Output every entry exactly as written, skipping any pictures.
════
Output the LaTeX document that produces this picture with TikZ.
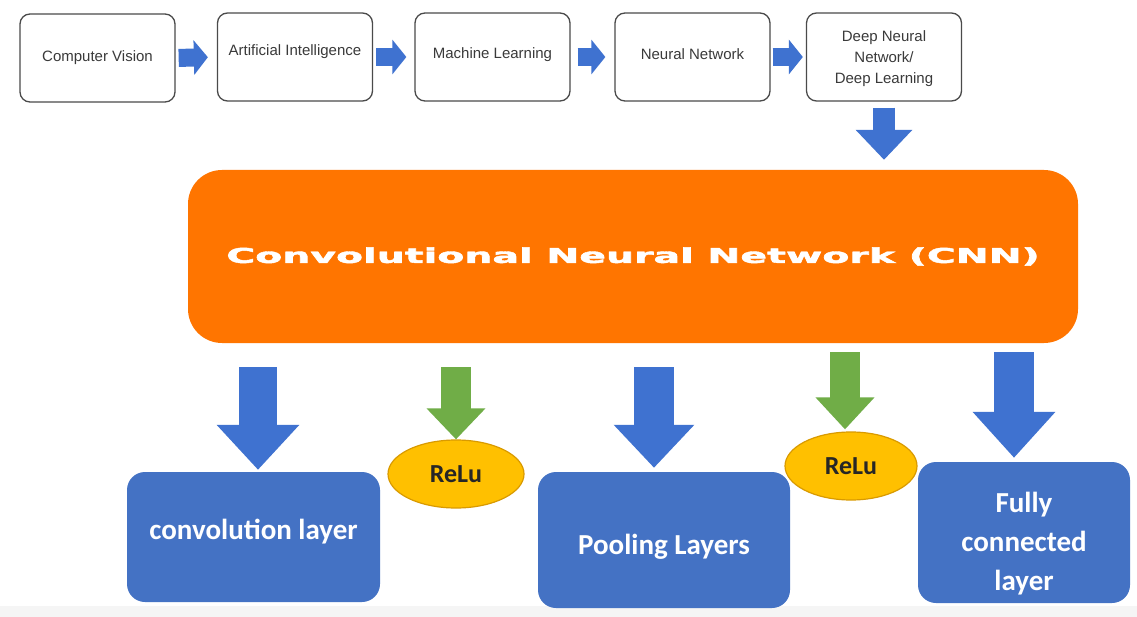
\documentclass[tikz,border=0pt]{standalone}
\usepackage{fontspec}
\setmainfont{Liberation Sans}
\newfontfamily\calfont{Carlito}
\newfontfamily\widefont[LetterSpace=0.5,FakeBold=2]{DejaVu Sans}
\usetikzlibrary{arrows.meta,shapes.geometric}

\definecolor{boxblue}{HTML}{4472C4}
\definecolor{arrowblue}{HTML}{3F72D0}
\definecolor{relugreen}{HTML}{70AD47}
\definecolor{cnnorange}{HTML}{FF7500}
\definecolor{relufill}{HTML}{FFC000}
\definecolor{reluedge}{HTML}{D99A00}
\definecolor{topedge}{HTML}{4A4A4A}
\definecolor{toptext}{HTML}{3A3A3A}

\begin{document}
\begin{tikzpicture}[x=1pt,y=-1pt,
  topbox/.style={draw=topedge, line width=1.3pt, rounded corners=10pt, fill=white,
    minimum width=155pt, minimum height=88pt, inner sep=2pt, align=center,
    text=toptext, font=\fontsize{15}{21}\selectfont},
  sidearrow/.style={draw=arrowblue, line width=18pt,
    -{Triangle[width=34pt,length=14pt]}},
  downarrow/.style={draw=arrowblue, line width=#1,
    -{Triangle[width=80pt,length=45pt]}},
  greenarrow/.style={draw=relugreen, line width=30pt,
    -{Triangle[width=57pt,length=31pt]}},
  layerbox/.style={fill=boxblue, rounded corners=18pt, align=center,
    text=white, font=\calfont\bfseries\fontsize{29}{39}\selectfont},
  relu/.style={ellipse, fill=relufill, draw=reluedge, line width=1.2pt,
    minimum width=136pt, minimum height=68pt, inner sep=0pt,
    font=\calfont\bfseries\fontsize{26}{30}\selectfont, text=black!85}
]
\useasboundingbox (0,0) rectangle (1137,617);
\fill[white] (0,0) rectangle (1137,617);
\fill[black!4] (0,606) rectangle (1137,617);

% pipeline of fields
\node[topbox] (cv)  at (97.5,58)  {Computer Vision};
\node[topbox] (ai)  at (295,57)   {\raisebox{14pt}{Artificial Intelligence}};
\node[topbox] (ml)  at (492.5,57) {\raisebox{8pt}{Machine Learning}};
\node[topbox] (nn)  at (692.5,57) {\raisebox{6pt}{Neural Network}};
\node[topbox] (dnn) at (884,57)   {\rule{0pt}{15pt}Deep Neural\\Network/\\Deep Learning};

\draw[sidearrow, shorten <=3pt, shorten >=9pt] (cv.east) -- (ai.west);
\draw[sidearrow, shorten <=3pt, shorten >=8pt] (ai.east) -- (ml.west);
\draw[sidearrow, shorten <=7pt, shorten >=9pt] (ml.east) -- (nn.west);
\draw[sidearrow, shorten <=2pt, shorten >=3pt] (nn.east) -- (dnn.west);

% central block
\node[fill=cnnorange, rounded corners=34pt, minimum width=890pt, minimum height=173pt,
      inner sep=0pt] (cnn) at (633,256.5)
  {\color{white}\raisebox{-2pt}{\resizebox{813pt}{15.5pt}{\widefont\bfseries Convolutional Neural Network (CNN)}}};

\draw[draw=arrowblue, line width=22pt, -{Triangle[width=55pt,length=30pt]},
      shorten <=6pt, shorten >=10pt] (dnn.south) -- (dnn.south |- cnn.north);

% layers
\node[layerbox, minimum width=253pt, minimum height=130pt] (conv) at (253.5,537)
  {\raisebox{15pt}{convolution layer}};
\node[layerbox, minimum width=252pt, minimum height=136pt] (pool) at (664,540)
  {\rule{0pt}{33pt}Pooling Layers};
\node[layerbox, minimum width=212pt, minimum height=141pt, text width=200pt] (fc) at (1024,532.5)
  {\rule{0pt}{42pt}Fully\\connected\\layer};

\node[relu] (r1) at (456,474) {ReLu};
\node[relu, minimum width=132pt] (r2) at (851,466) {ReLu};

% arrow landing points on the layer tops
\coordinate (ca) at (conv.north -| 258,0);
\coordinate (pa) at (pool.north -| 654,0);
\coordinate (ga) at (r2.north -| 845,0);
\coordinate (fa) at (fc.north -| 1014,0);

\draw[downarrow=38pt, shorten <=24pt, shorten >=2pt] (ca |- cnn.south) -- (ca);
\draw[greenarrow, shorten <=24pt, shorten >=0pt] (r1.north |- cnn.south) -- (r1.north);
\draw[downarrow=40pt, shorten <=24pt, shorten >=4pt,
      -{Triangle[width=78pt,length=43pt]}] (pa |- cnn.south) -- (pa);
\draw[greenarrow, shorten <=9pt, shorten >=2pt,
      -{Triangle[width=57pt,length=32pt]}] (ga |- cnn.south) -- (ga);
\draw[downarrow=40pt, shorten <=9pt, shorten >=4pt,
      -{Triangle[width=80pt,length=46pt]}] (fa |- cnn.south) -- (fa);
\end{tikzpicture}
\end{document}
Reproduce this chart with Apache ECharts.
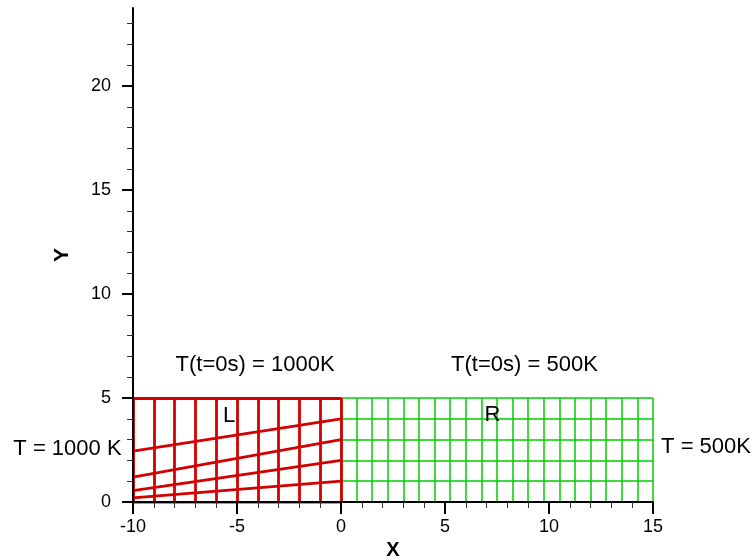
════
Reply:
Output the LaTeX document that produces this picture with TikZ.
\documentclass[tikz,border=0pt]{standalone}
\usepackage{fontspec}
\setmainfont{Liberation Sans}
\newfontfamily\calfont{Carlito}
\newfontfamily\widefont[LetterSpace=0.5,FakeBold=2]{DejaVu Sans}
\usetikzlibrary{arrows.meta,shapes.geometric}

\definecolor{boxblue}{HTML}{4472C4}
\definecolor{arrowblue}{HTML}{3F72D0}
\definecolor{relugreen}{HTML}{70AD47}
\definecolor{cnnorange}{HTML}{FF7500}
\definecolor{relufill}{HTML}{FFC000}
\definecolor{reluedge}{HTML}{D99A00}
\definecolor{topedge}{HTML}{4A4A4A}
\definecolor{toptext}{HTML}{3A3A3A}

\begin{document}
\begin{tikzpicture}[x=1pt,y=-1pt,
  topbox/.style={draw=topedge, line width=1.3pt, rounded corners=10pt, fill=white,
    minimum width=155pt, minimum height=88pt, inner sep=2pt, align=center,
    text=toptext, font=\fontsize{15}{21}\selectfont},
  sidearrow/.style={draw=arrowblue, line width=18pt,
    -{Triangle[width=34pt,length=14pt]}},
  downarrow/.style={draw=arrowblue, line width=#1,
    -{Triangle[width=80pt,length=45pt]}},
  greenarrow/.style={draw=relugreen, line width=30pt,
    -{Triangle[width=57pt,length=31pt]}},
  layerbox/.style={fill=boxblue, rounded corners=18pt, align=center,
    text=white, font=\calfont\bfseries\fontsize{29}{39}\selectfont},
  relu/.style={ellipse, fill=relufill, draw=reluedge, line width=1.2pt,
    minimum width=136pt, minimum height=68pt, inner sep=0pt,
    font=\calfont\bfseries\fontsize{26}{30}\selectfont, text=black!85}
]
\useasboundingbox (0,0) rectangle (1137,617);
\fill[white] (0,0) rectangle (1137,617);
\fill[black!4] (0,606) rectangle (1137,617);

% pipeline of fields
\node[topbox] (cv)  at (97.5,58)  {Computer Vision};
\node[topbox] (ai)  at (295,57)   {\raisebox{14pt}{Artificial Intelligence}};
\node[topbox] (ml)  at (492.5,57) {\raisebox{8pt}{Machine Learning}};
\node[topbox] (nn)  at (692.5,57) {\raisebox{6pt}{Neural Network}};
\node[topbox] (dnn) at (884,57)   {\rule{0pt}{15pt}Deep Neural\\Network/\\Deep Learning};

\draw[sidearrow, shorten <=3pt, shorten >=9pt] (cv.east) -- (ai.west);
\draw[sidearrow, shorten <=3pt, shorten >=8pt] (ai.east) -- (ml.west);
\draw[sidearrow, shorten <=7pt, shorten >=9pt] (ml.east) -- (nn.west);
\draw[sidearrow, shorten <=2pt, shorten >=3pt] (nn.east) -- (dnn.west);

% central block
\node[fill=cnnorange, rounded corners=34pt, minimum width=890pt, minimum height=173pt,
      inner sep=0pt] (cnn) at (633,256.5)
  {\color{white}\raisebox{-2pt}{\resizebox{813pt}{15.5pt}{\widefont\bfseries Convolutional Neural Network (CNN)}}};

\draw[draw=arrowblue, line width=22pt, -{Triangle[width=55pt,length=30pt]},
      shorten <=6pt, shorten >=10pt] (dnn.south) -- (dnn.south |- cnn.north);

% layers
\node[layerbox, minimum width=253pt, minimum height=130pt] (conv) at (253.5,537)
  {\raisebox{15pt}{convolution layer}};
\node[layerbox, minimum width=252pt, minimum height=136pt] (pool) at (664,540)
  {\rule{0pt}{33pt}Pooling Layers};
\node[layerbox, minimum width=212pt, minimum height=141pt, text width=200pt] (fc) at (1024,532.5)
  {\rule{0pt}{42pt}Fully\\connected\\layer};

\node[relu] (r1) at (456,474) {ReLu};
\node[relu, minimum width=132pt] (r2) at (851,466) {ReLu};

% arrow landing points on the layer tops
\coordinate (ca) at (conv.north -| 258,0);
\coordinate (pa) at (pool.north -| 654,0);
\coordinate (ga) at (r2.north -| 845,0);
\coordinate (fa) at (fc.north -| 1014,0);

\draw[downarrow=38pt, shorten <=24pt, shorten >=2pt] (ca |- cnn.south) -- (ca);
\draw[greenarrow, shorten <=24pt, shorten >=0pt] (r1.north |- cnn.south) -- (r1.north);
\draw[downarrow=40pt, shorten <=24pt, shorten >=4pt,
      -{Triangle[width=78pt,length=43pt]}] (pa |- cnn.south) -- (pa);
\draw[greenarrow, shorten <=9pt, shorten >=2pt,
      -{Triangle[width=57pt,length=32pt]}] (ga |- cnn.south) -- (ga);
\draw[downarrow=40pt, shorten <=9pt, shorten >=4pt,
      -{Triangle[width=80pt,length=46pt]}] (fa |- cnn.south) -- (fa);
\end{tikzpicture}
\end{document}
Reproduce this chart with Apache ECharts.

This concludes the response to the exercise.